At the same time, Republicans also pointed accusing fingers at Democrats they claimed were pressing the reform issue to the point that it was turning off some potential Republican supporters of change.
With the deal off, Senators left Washington even as mass rallies in support of reform took to the streets in cites across the country.
Judiciary Committee chairman Arlen Specter said he hopes that tempers would be sufficiently cooled when Congress resumes for members to resume efforts to forge a lasting compromises.
However, senators will be returning to a crowded business calendar and the suggestions of some legislators that the immigration issue, given its complexities and highly emotional core, might be better addressed next year.
This would not be good news for the undocumented Irish, many of who are unable to return to Ireland for even the most pressing personal and family reasons because they fear being unable to get back into the U.S.
One veteran Irish reform campaigner, meanwhile, told the Echo that the current impasse was not unfamiliar and that the immigration reform bills that gave birth to the Donnelly and Morrison visa schemes appeared to die on Capitol Hill only to rise again from what appeared like the deepest partisan rancor.
Should the Senate manage to build a consensus a second time around, the conference with the House of Representatives could turn out to be the biggest threat to comprehensive reform.
The House has already passed the Sensenbrenner/King bill, a measure that deals exclusively with border control and national security.
The authors of the bill, GOP Reps. James Sensenbrenner and Peter King, together with House Foreign Relations Committee chairman Henry Hyde, have written the U.S. Conference of Catholic Bishops stating that they shared with the hierarchy both a frustration with the current immigration system, and an interest in fixing the system “in a fair and compassionate manner.”

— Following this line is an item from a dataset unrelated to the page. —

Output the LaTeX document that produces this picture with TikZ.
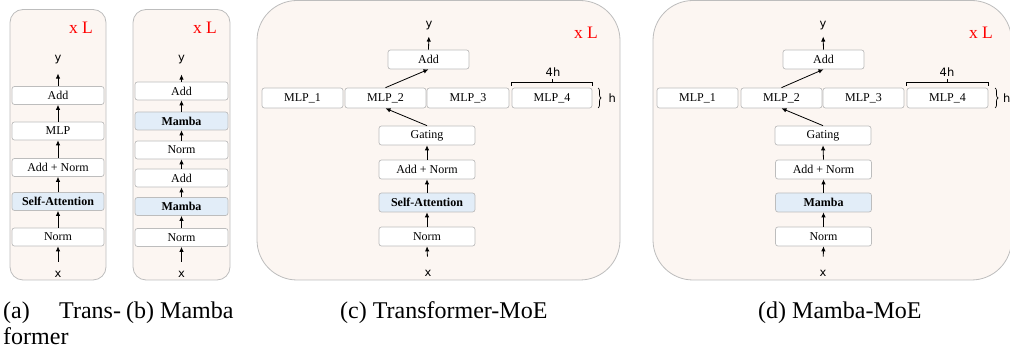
\documentclass[tikz,border=0pt]{standalone}
\usepackage{fontspec}
\setmainfont{Liberation Serif}
\newfontfamily\lblfont{DejaVu Sans}
\usetikzlibrary{arrows.meta,decorations.pathreplacing}
\definecolor{panelfill}{HTML}{FCF6F2}
\definecolor{panelline}{HTML}{BDBDBD}
\definecolor{boxline}{HTML}{BDBDBD}
\definecolor{hilite}{HTML}{E2EDF8}
\begin{document}
\begin{tikzpicture}[x=1pt,y=-1pt,
 panel/.style={draw=panelline, fill=panelfill, line width=0.8pt},
 blk/.style={draw=boxline, fill=white, rounded corners=2.5pt, line width=0.7pt, minimum height=18pt, inner sep=0pt, font=\fontsize{12}{12}\selectfont},
 hl/.style={blk, fill=hilite, font=\fontsize{12}{12}\selectfont\bfseries},
 lbl/.style={font=\lblfont\fontsize{11.5}{11.5}\selectfont, inner sep=0pt},
 xl/.style={text=red, font=\fontsize{17.5}{17.5}\selectfont, inner sep=0pt},
 arr/.style={-{Latex[length=5pt,width=4.5pt]}, line width=0.8pt},
 bkt/.style={line width=0.7pt},
 captxt/.style={font=\fontsize{24}{24}\selectfont, inner sep=0pt, anchor=base west}]

\useasboundingbox (0,0) rectangle (1010,352);
\clip (0,0) rectangle (1010,352);

% ---------- (a) Transformer ----------
\draw[panel, rounded corners=13pt] (10,9.5) rectangle (106,280);
\node[xl] (aL) at (81,28) {x L};
\node[blk, minimum width=92pt] (aAdd) at (58,95.5) {Add};
\node[blk, minimum width=92pt] (aMLP) at (58,131) {MLP};
\node[blk, minimum width=92pt] (aAN) at (58,167.5) {Add + Norm};
\node[hl, minimum width=92pt] (aSA) at (58,201.5) {Self-Attention};
\node[blk, minimum width=92pt] (aN) at (58,237) {Norm};
\node[lbl] (ay) at (58,60) {y};
\node[lbl] (ax) at (58,274) {x};
\draw[arr, shorten <=9pt] (ax.north) -- (aN.south);
\draw[arr] (aN.north) -- (aSA.south);
\draw[arr] (aSA.north) -- (aAN.south);
\draw[arr] (aAN.north) -- (aMLP.south);
\draw[arr] (aMLP.north) -- (aAdd.south);
\draw[arr, shorten >=9pt] (aAdd.north) -- (ay.south);

% ---------- (b) Mamba ----------
\draw[panel, rounded corners=13pt] (133,9.5) rectangle (230,280);
\node[xl] (bL) at (205,28) {x L};
\node[blk, minimum width=93pt] (bAdd2) at (181.5,91) {Add};
\node[hl, minimum width=93pt] (bM2) at (181.5,121) {Mamba};
\node[blk, minimum width=93pt] (bN2) at (181.5,150) {Norm};
\node[blk, minimum width=93pt] (bAdd1) at (181.5,178) {Add};
\node[hl, minimum width=93pt] (bM1) at (181.5,206.5) {Mamba};
\node[blk, minimum width=93pt] (bN1) at (181.5,237.5) {Norm};
\node[lbl] (by) at (181.5,60) {y};
\node[lbl] (bx) at (181.5,274) {x};
\draw[arr, shorten <=9pt] (bx.north) -- (bN1.south);
\draw[arr] (bN1.north) -- (bM1.south);
\draw[arr] (bM1.north) -- (bAdd1.south);
\draw[arr] (bAdd1.north) -- (bN2.south);
\draw[arr] (bN2.north) -- (bM2.south);
\draw[arr] (bM2.north) -- (bAdd2.south);
\draw[arr, shorten >=10pt] (bAdd2.north) -- (by.south);

% ---------- (c) Transformer-MoE ----------
\draw[panel, rounded corners=40pt] (257,0.5) rectangle (620,280);
\node[xl] (cL) at (586,33) {x L};
\node[blk, minimum width=81pt, minimum height=19pt] (cAdd) at (428.5,59.5) {Add};
\node[blk, minimum width=81pt, minimum height=20pt] (cM1) at (302.5,98) {MLP\_1};
\node[blk, minimum width=81pt, minimum height=20pt] (cM2) at (385.5,98) {MLP\_2};
\node[blk, minimum width=82pt, minimum height=20pt] (cM3) at (468,98) {MLP\_3};
\node[blk, minimum width=80pt, minimum height=20pt] (cM4) at (552,98) {MLP\_4};
\node[blk, minimum width=96pt, minimum height=19pt] (cG) at (427,135.5) {Gating};
\node[blk, minimum width=96pt, minimum height=19pt] (cAN) at (427,169.5) {Add + Norm};
\node[hl, minimum width=96pt, minimum height=19pt] (cSA) at (427,202.5) {Self-Attention};
\node[blk, minimum width=96pt, minimum height=19pt] (cN) at (427,236.5) {Norm};
\node[lbl] (cy) at (429,26) {y};
\node[lbl] (cx) at (428,273) {x};
\node[lbl] (c4h) at (553,72) {4h};
\node[lbl, anchor=west] (ch) at (608.5,98) {h};
\draw[arr, shorten <=13pt] (cx.north) -- (cN.south);
\draw[arr] (cN.north) -- (cSA.south);
\draw[arr] (cSA.north) -- (cAN.south);
\draw[arr] (cAN.north) -- (cG.south);
\draw[arr] (cG.north) -- (cM2.south);
\draw[arr] (cM2.north) -- (cAdd.south);
\draw[arr, shorten >=6pt] (cAdd.north) -- (cy.south);
\draw[bkt] ([yshift=2pt]cM4.north west) -- ([yshift=5pt]cM4.north west) -- ([yshift=5pt]cM4.north east) -- ([yshift=2pt]cM4.north east);
\draw[bkt] ([yshift=5pt]cM4.north) -- ([yshift=8.5pt]cM4.north);
\draw[bkt, decorate, decoration={brace, amplitude=3pt}] (598,88) -- (598,108);

% ---------- (d) Mamba-MoE ----------
\draw[panel, rounded corners=40pt] (653,0.5) rectangle (1011.5,280);
\node[xl] (dL) at (981,33) {x L};
\node[blk, minimum width=81pt, minimum height=19pt] (dAdd) at (823.5,59.5) {Add};
\node[blk, minimum width=81pt, minimum height=20pt] (dM1) at (697.5,98) {MLP\_1};
\node[blk, minimum width=81pt, minimum height=20pt] (dM2) at (781.5,98) {MLP\_2};
\node[blk, minimum width=81pt, minimum height=20pt] (dM3) at (863.5,98) {MLP\_3};
\node[blk, minimum width=81pt, minimum height=20pt] (dM4) at (947.5,98) {MLP\_4};
\node[blk, minimum width=96pt, minimum height=19pt] (dG) at (823,135.5) {Gating};
\node[blk, minimum width=96pt, minimum height=19pt] (dAN) at (823.5,169.5) {Add + Norm};
\node[hl, minimum width=96pt, minimum height=19pt] (dMa) at (823.5,202.5) {Mamba};
\node[blk, minimum width=96pt, minimum height=19pt] (dN) at (823.5,236.5) {Norm};
\node[lbl] (dy) at (823,26) {y};
\node[lbl] (dx) at (823,273) {x};
\node[lbl] (d4h) at (947,72) {4h};
\node[lbl, anchor=west] (dh) at (1003,98) {h};
\draw[arr, shorten <=13pt] (dx.north) -- (dN.south);
\draw[arr] (dN.north) -- (dMa.south);
\draw[arr] (dMa.north) -- (dAN.south);
\draw[arr] (dAN.north) -- (dG.south);
\draw[arr] (dG.north) -- (dM2.south);
\draw[arr] (dM2.north) -- (dAdd.south);
\draw[arr, shorten >=6pt] (dAdd.north) -- (dy.south);
\draw[bkt] ([yshift=2pt]dM4.north west) -- ([yshift=5pt]dM4.north west) -- ([yshift=5pt]dM4.north east) -- ([yshift=2pt]dM4.north east);
\draw[bkt] ([yshift=5pt]dM4.north) -- ([yshift=8.5pt]dM4.north);
\draw[bkt, decorate, decoration={brace, amplitude=3pt}] (995,88) -- (995,108);

% ---------- captions ----------
\node[captxt] (capa) at (3,319) {(a)};
\node[captxt] (capa2) at (59,319) {Trans-};
\node[captxt] (capa3) at (3,345) {former};
\node[captxt] (capb) at (126,319) {(b) Mamba};
\node[captxt] (capc) at (340,319) {(c) Transformer-MoE};
\node[captxt] (capd) at (758,319) {(d) Mamba-MoE};
\end{tikzpicture}
\end{document}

The Sensenbrenner/King bill, H.R. 4437, was, they said, a solid first step in an effort to fix a broken immigration system. It would not, they wrote, be the
“final product” on the issue.
The trio expressed particular concern in the letter about cross-border human trafficking but stressed that there was no intent in the bill to criminalize people who offered humanitarian assistance to illegals.
The trio concluded: “Lastly, we know many of you are concerned about the House bill’s provision making illegal presence a felony. We share that concern. As you should know, during the House debate, Chairman Sensenbrenner offered an amendment to reduce the bill’s penalty for illegal presence from a felony to a misdemeanor.
“Unfortunately, this amendment was unsuccessful, primarily because all but eight of our Democratic colleagues decided to play political games by voting to make all illegal immigrants felons. A felony penalty is neither appropriate nor workable. We remain committed to reducing this penalty and working with you to this end.”